Apache HBase™ is the Hadoop database, a distributed, scalable, big data store.

Use Apache HBase™ when you need random, realtime read/write access to your Big Data. This project’s goal is the hosting of very large tables – billions of rows X millions of columns – atop clusters of commodity hardware. Apache HBase is an open-source, distributed, versioned, non-relational database modeled after Google’s Bigtable: A Distributed Storage System for Structured Data by Chang et al. Just as Bigtable leverages the distributed data storage provided by the Google File System, Apache HBase provides Bigtable-like capabilities on top of Hadoop and HDFS.

HBase 结构

3 维 map，三个维度分别是

rowkey 主键
column 由 family:qualifier 两部分组成， family 列族，和 qualifier 来确定唯一的列
timestamp 数据写入时间戳

HBase 的 map 是按照 key 来排序的，其将 key 转换为 byte[], 然后顺序进行存储。

表名为字符串
Rowkey 和 ColumnName 是二进制 byte[]
Timestamp 是 64 位整数 Java 中 long 类型
value 是一个字节数组 byte[]

行主键 rowkey

行以 rowkey 作为唯一标识，rowkey 是一段字节数组，任何东西都能保存进去，字符串，数字等等。行按照字典序由低到高存储在表中。rowkey 可以是任意字符串，最大长度 64KB。

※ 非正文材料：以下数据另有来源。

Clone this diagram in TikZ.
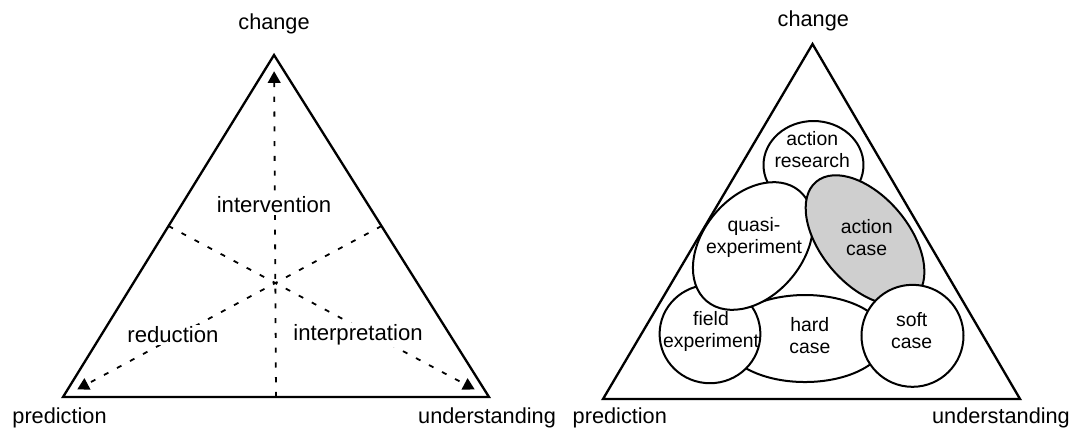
\documentclass[tikz,border=0pt]{standalone}
\usepackage{fontspec}
\setmainfont{Liberation Sans}
\usetikzlibrary{arrows.meta,calc}

\begin{document}
\begin{tikzpicture}[
        corner/.style={font=\fontsize{10.3}{12.4}\selectfont},
        region/.style={fill=white, inner sep=1pt, font=\fontsize{10.5}{12.6}\selectfont},
        method/.style={align=center, inner sep=0pt, font=\fontsize{9.2}{10.7}\selectfont},
        blob/.style={draw, line width=0.95pt, fill=white},
        median/.style={line width=0.85pt, dash pattern=on 2.4pt off 4.6pt,
            -{Triangle[width=6pt,length=5.5pt]}, shorten >=0.27cm}
    ]
        \useasboundingbox (0,0) rectangle (17.933,7.167);

        % Left triangle
        \coordinate (lc) at (4.567,6.25);
        \coordinate (lp) at (1.05,0.55);
        \coordinate (lu) at (8.15,0.55);
        \draw[line width=1.1pt] (lc) -- (lp) -- (lu) -- cycle;

        % Medians towards the corners
        \coordinate (lmb) at ($(lp)!0.5!(lu)$);
        \coordinate (lml) at ($(lc)!0.5!(lp)$);
        \coordinate (lmr) at ($(lc)!0.5!(lu)$);
        \draw[median] (lmb) -- (lc);
        \draw[median] (lml) -- (lu);
        \draw[median] (lmr) -- (lp);

        % Left labels
        \node[corner] (lchange) at (4.567,6.77) {change};
        \node[corner] (lpred) at (0.992,0.21) {prediction};
        \node[corner] (lund) at (8.117,0.21) {understanding};
        \node[region] (interv) at (4.567,3.757) {intervention};
        \node[region] (reduc) at (2.883,1.583) {reduction};
        \node[region] (interp) at (5.967,1.583) {interpretation};

        % Right triangle
        \coordinate (rc) at (13.542,6.433);
        \coordinate (rp) at (10.05,0.517);
        \coordinate (ru) at (17.0,0.517);
        \draw[line width=1.1pt] (rc) -- (rp) -- (ru) -- cycle;

        % Method regions (later ones lie on top)
        \draw[blob] (13.558,4.417) ellipse [x radius=0.833, y radius=0.733];
        \draw[blob] (13.417,1.525) ellipse [x radius=1.35, y radius=0.725];
        \draw[blob] (11.833,1.6) ellipse [x radius=0.84, y radius=0.82];
        \draw[blob, rotate around={50:(12.55,3.067)}] (12.55,3.067) ellipse [x radius=1.2, y radius=0.833];
        \draw[blob, fill=black!19, rotate around={-50:(14.417,3.167)}] (14.417,3.167) ellipse [x radius=1.267, y radius=0.733];
        \draw[blob] (15.208,1.57) circle [radius=0.85];

        % Right labels
        \node[corner] (rchange) at (13.555,6.817) {change};
        \node[corner] (rpred) at (10.33,0.21) {prediction};
        \node[corner] (rund) at (16.683,0.21) {understanding};
        \node[method] (ar) at (13.537,4.672) {action\\research};
        \node[method] (qe) at (12.567,3.208) {quasi-\\experiment};
        \node[method] (ac) at (14.444,3.208) {action\\case};
        \node[method] (fe) at (11.85,1.645) {field\\experiment};
        \node[method] (hc) at (13.497,1.573) {hard\\case};
        \node[method] (sc) at (15.195,1.658) {soft\\case};
    \end{tikzpicture}
\end{document}
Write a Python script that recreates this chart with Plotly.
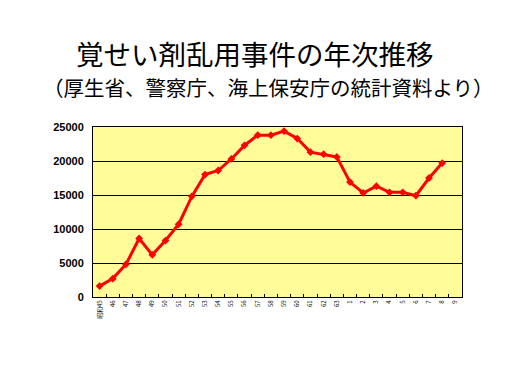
import plotly.graph_objects as go

categories = ["昭和45"] + [str(i) for i in range(46, 64)] + [str(i) for i in range(1, 10)]
values = [1600, 2700, 4800, 8600, 6200, 8300, 10700, 14800, 18000, 18600,
          20300, 22300, 23800, 23800, 24400, 23300, 21300, 21000, 20600, 16900,
          15300, 16300, 15400, 15400, 14900, 17500, 19700]
y_ticks = [0, 5000, 10000, 15000, 20000, 25000]

title = "覚せい剤乱用事件の年次推移"
subtitle = "（厚生省、警察庁、海上保安庁の統計資料より）"

L, R, T, B = 93, 50, 127, 87
W, H = 512, 384
pw, ph = W - L - R, H - T - B

def px(x):
    return (x - L) / pw

def py(y):
    return (H - B - y) / ph

fig = go.Figure()
fig.add_trace(go.Scatter(
    x=categories[:len(values)], y=values, mode="lines+markers",
    line=dict(color="#FF0000", width=3),
    marker=dict(symbol="diamond", size=6, color="#FF0000"),
    showlegend=False,
))

fig.update_layout(
    width=W, height=H,
    margin=dict(l=L, r=R, t=T, b=B),
    paper_bgcolor="white",
    plot_bgcolor="#FFFC99",
    font=dict(family="Noto Sans CJK JP", color="black"),
    annotations=[
        dict(text=title, x=px(255), y=py(53), xref="paper", yref="paper", showarrow=False,
             xanchor="center", yanchor="middle",
             font=dict(size=27.5, family="Noto Sans CJK JP", color="black")),
        dict(text=subtitle, x=px(268), y=py(86.5), xref="paper", yref="paper", showarrow=False,
             xanchor="center", yanchor="middle",
             font=dict(size=20.5, family="Noto Sans CJK JP", color="black")),
    ],
)

fig.update_xaxes(
    type="category", categoryorder="array", categoryarray=categories,
    tickvals=categories, ticktext=categories,
    range=[-0.5, len(categories) - 0.5],
    tickangle=-90, tickfont=dict(size=6, family="Noto Sans CJK JP", color="black"),
    ticks="inside", ticklen=3, tickcolor="black", tickson="boundaries",
    showline=True, linecolor="black", linewidth=1, mirror=True,
    showgrid=False, zeroline=False, automargin=False,
)
fig.update_yaxes(
    range=[0, 25000], tickvals=y_ticks, ticktext=[str(v) for v in y_ticks],
    tickfont=dict(size=11, family="Liberation Sans", color="black", weight="bold"),
    showgrid=True, gridcolor="black", gridwidth=1,
    showline=True, linecolor="black", linewidth=1, mirror=True,
    zeroline=False, ticks="", ticklabelstandoff=6, automargin=False,
)

fig.write_html("out.html", config={"displayModeBar": False},
               post_script="document.body.style.margin='0';")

HBase 不支持条件查询和 Order by 查询，读取记录只能按照 rowkey 及其 range 或全表扫描，因此 rowkey 需要根据业务来设计以利用其字典序特性排序提高性能。

行的一次读写是原子操作，这个设计使得 HBase 的并发更新操作更加易懂。

列族和列 column family

列族是列的集合，要准确表示一个列，列族：列名 方式。列族（Column family）需要 在创建表时指定 ，列（Column）则不需要，可以随时在使用时创建。列族的成员在文件系统中都存储在一起，列族中所有列存储方式都一致。HBase 的每一个列都属于一个列族，以列族名为前缀，例如 A:a 和 A:b 都属于 A 列族。

时间戳 timestamp

HBase 通过 row 和 column 确定一份数据（Cell），不同版本值按照时间倒序排序，查询时默认返回最新数据。存储的值根据 tableName + RowKey + ColumnKey + Timestamp => value 唯一确定。Cell 中数据没有类型，字节码存储。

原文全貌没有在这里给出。